Q: I’m over 40 and can’t read in my contact lenses without reading glasses. Do I have other options?
A: There are a few options that allow presbyopic contact lens wearers to see both far and near without the need to use reading glasses. Presbyopia is the condition that causes a loss of near focusing; it typically begins to manifest in the early 40’s and progresses through the 50’s. The standard contact lens fit corrects both eyes to see clearly into the distance. This requires presbyopic patients to use magnifier, or ‘cheater,’ glasses in order to read up close. But there are other options:
Monovision. Monovision is a system by which we fit one contact lens to work for distance tasks and another to work for near tasks. The dominant eye usually will get the distance lens. As strange as this system may sound, it actually has a success rate better than 75%.
Modified Monovision. This system often works for those patients that did not adapt to monovision. The dominant eye is still corrected just for the distance, but the reading eye utilizes a multifocal contact lens. This allows the reading eye to see some distance details while also being able to see at near.

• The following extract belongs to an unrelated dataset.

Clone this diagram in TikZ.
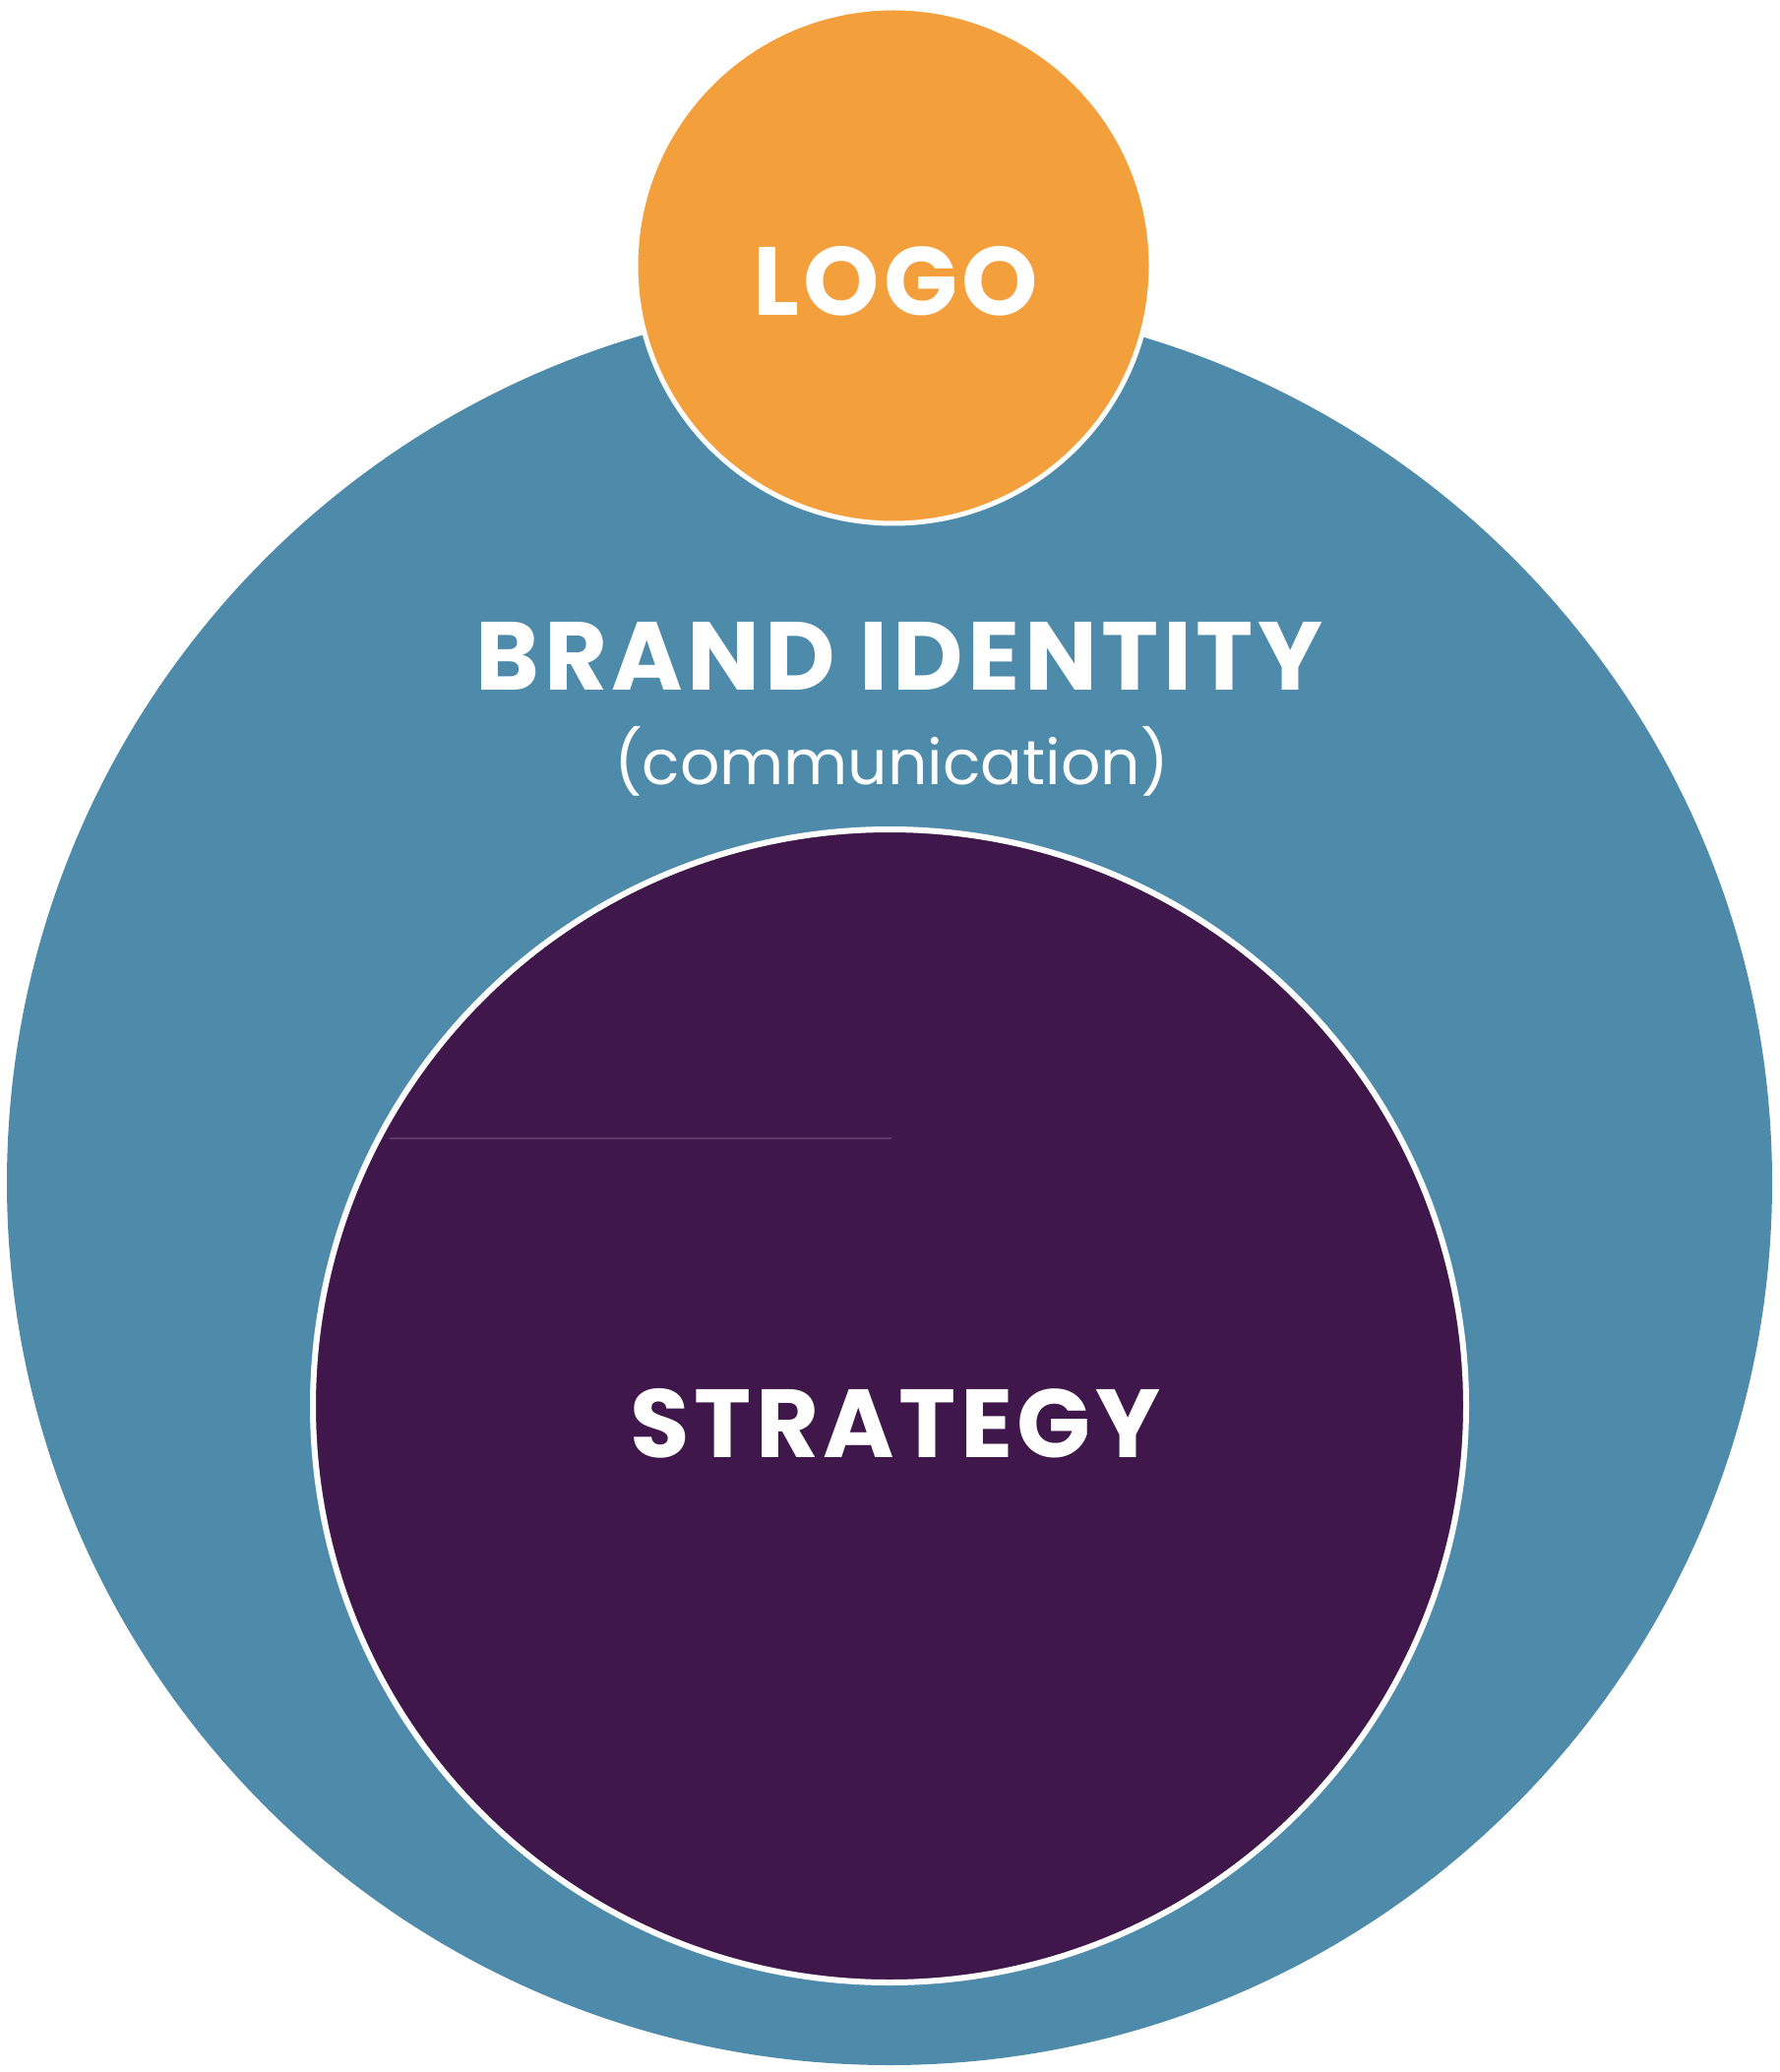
\documentclass[tikz,border=0pt]{standalone}
\usepackage{fontspec}
\setmainfont{Poppins}
\usepackage{tikz}
\usetikzlibrary{positioning}
\definecolor{identityblue}{HTML}{4E8BAB}
\definecolor{logoorange}{HTML}{F39F3C}
\definecolor{strategyplum}{HTML}{40174A}

\begin{document}
\begin{tikzpicture}[
        x=0.1mm,
        y=-0.1mm,
        disc/.style={
            circle,
            inner sep=0pt
        },
        heading/.style={
            text=white,
            anchor=base,
            inner sep=0pt,
            font=\bfseries\fontsize{28}{30}\selectfont\addfontfeatures{LetterSpace=4.5}
        },
        subheading/.style={
            text=white,
            anchor=base,
            inner sep=0pt,
            font=\fontsize{18}{20}\selectfont
        }
    ]

    % Page
    \fill [white] (0,0) rectangle (1809,2106);

    % Circles
    \node [disc, fill=identityblue, minimum size=179.4mm] (identity) at (904,1202) {};
    \node [disc, fill=logoorange, draw=white, line width=0.5mm, minimum size=52.4mm] (logo) at (908,270) {};
    \node [disc, fill=strategyplum, draw=white, line width=0.6mm, minimum size=117.2mm] (strategy) at (904,1429) {};

    % faint seam inside the strategy disc
    \coordinate (seamA) at (396,1157);
    \coordinate (seamB) at (906,1157);
    \draw [strategyplum!85!white, line width=0.12mm] (seamA) -- (seamB);

    % Labels
    \node [heading] (logotext) at (910,321) {LOGO};
    \node [heading] (brandtext) at (914,701) {BRAND IDENTITY};
    \node [subheading] (commtext) at (906,797) {(communication)};
    \node [heading] (strategytext) at (910,1481) {STRATEGY};

\end{tikzpicture}
\end{document}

Multifocal Contact Lenses. Multifocal (or bifocal) contact lenses have combined optics that allow for some distance focusing and some near focusing. The vision obtainable with these contacts is generally not as good as single vision lenses because the usable optics of the lens is split between near and far prescriptions. They can be used quite effectively, however, particularly if the patient doesn’t need to see as sharply as possible.